We’re not in college anymore so it’s time to seriously think about your financial goals for the future. Are you going to want to buy a house in 10 years? Start a business in 20? Retire in 40? The best way to save for these long-term goals is to invest in the stock market.
This doesn’t mean you have to sit around and watch the stock ticker on MSNBC every morning. There are some easy-to-use accounts that are great for younger people who may not be too interested in investing.
The most simple way to invest is through a lifecycle fund. You purchase these accounts from a brokerage and they do all of the work for you. Just choose your target retirement date — if you’re 23, 2045 or 2050 would be your probable retirement year — and figure out how much you want to invest. You don’t have to worry about re-balancing and making sure your money is safe because the funds automatically get more conservative the closer you get to retirement.

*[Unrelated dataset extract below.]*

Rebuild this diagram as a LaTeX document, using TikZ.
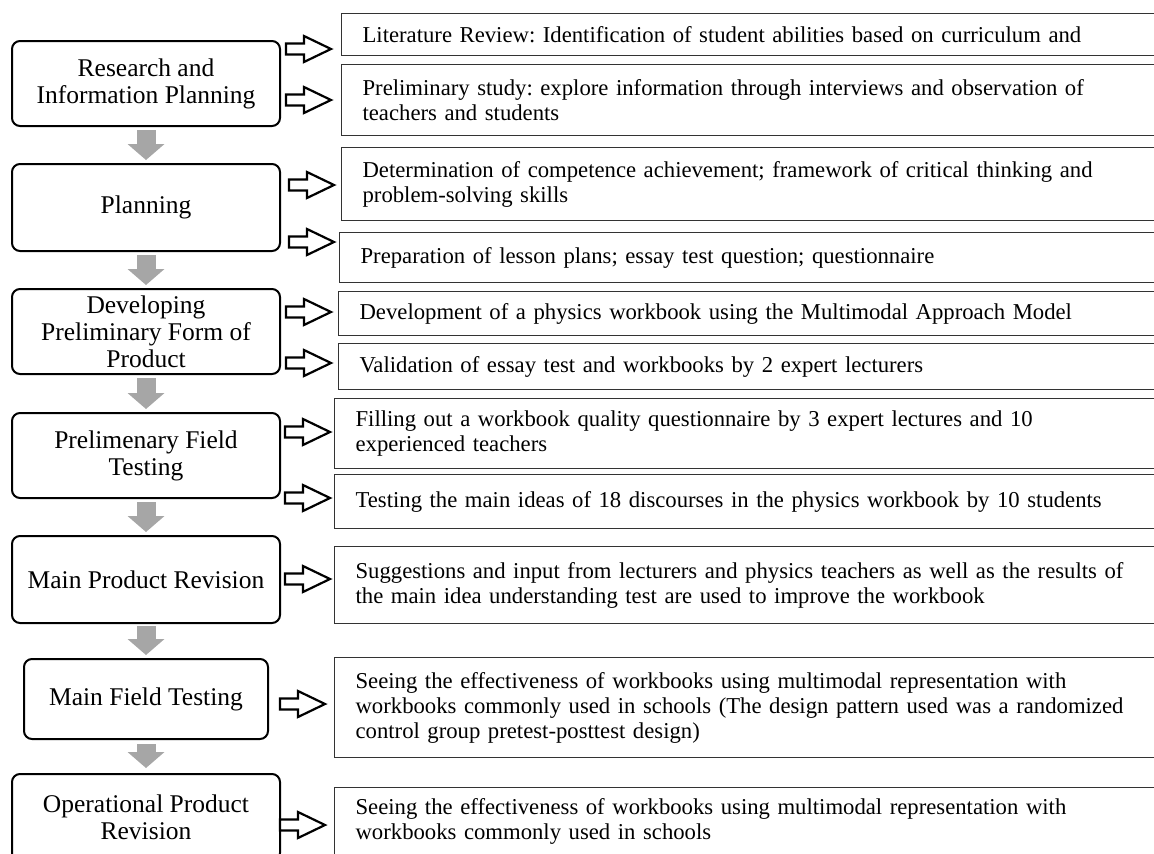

If you want to have more control of your money, index funds are a good investment vehicle to consider. These funds invest in a specific market, like large-cap or international stocks. Your money is spread out to sometimes thousands of different companies and these funds attempt to get the average return of the market. They’re a much safer way to invest because they’re not dependant on the outcome of one individual stock. So if a CEO is found guilty of money laundering, your return won’t be affected as much. You lose out on the chance of huge gains, but your investment is much safer.
You can get much more specific, but the key is to get started. Sign up for free with one of the accounts below and do some research about specific funds you’d be interested in.
Don’t let your money sit and lose its value. The accounts I highlighted will not only make you more money, but they’ll make your life easier. Once you have them set up, you can put them on autopilot and concentrate on more important things. Take control of your money now before you find yourself as a 45-year-old parent wishing you would’ve started saving when you were younger.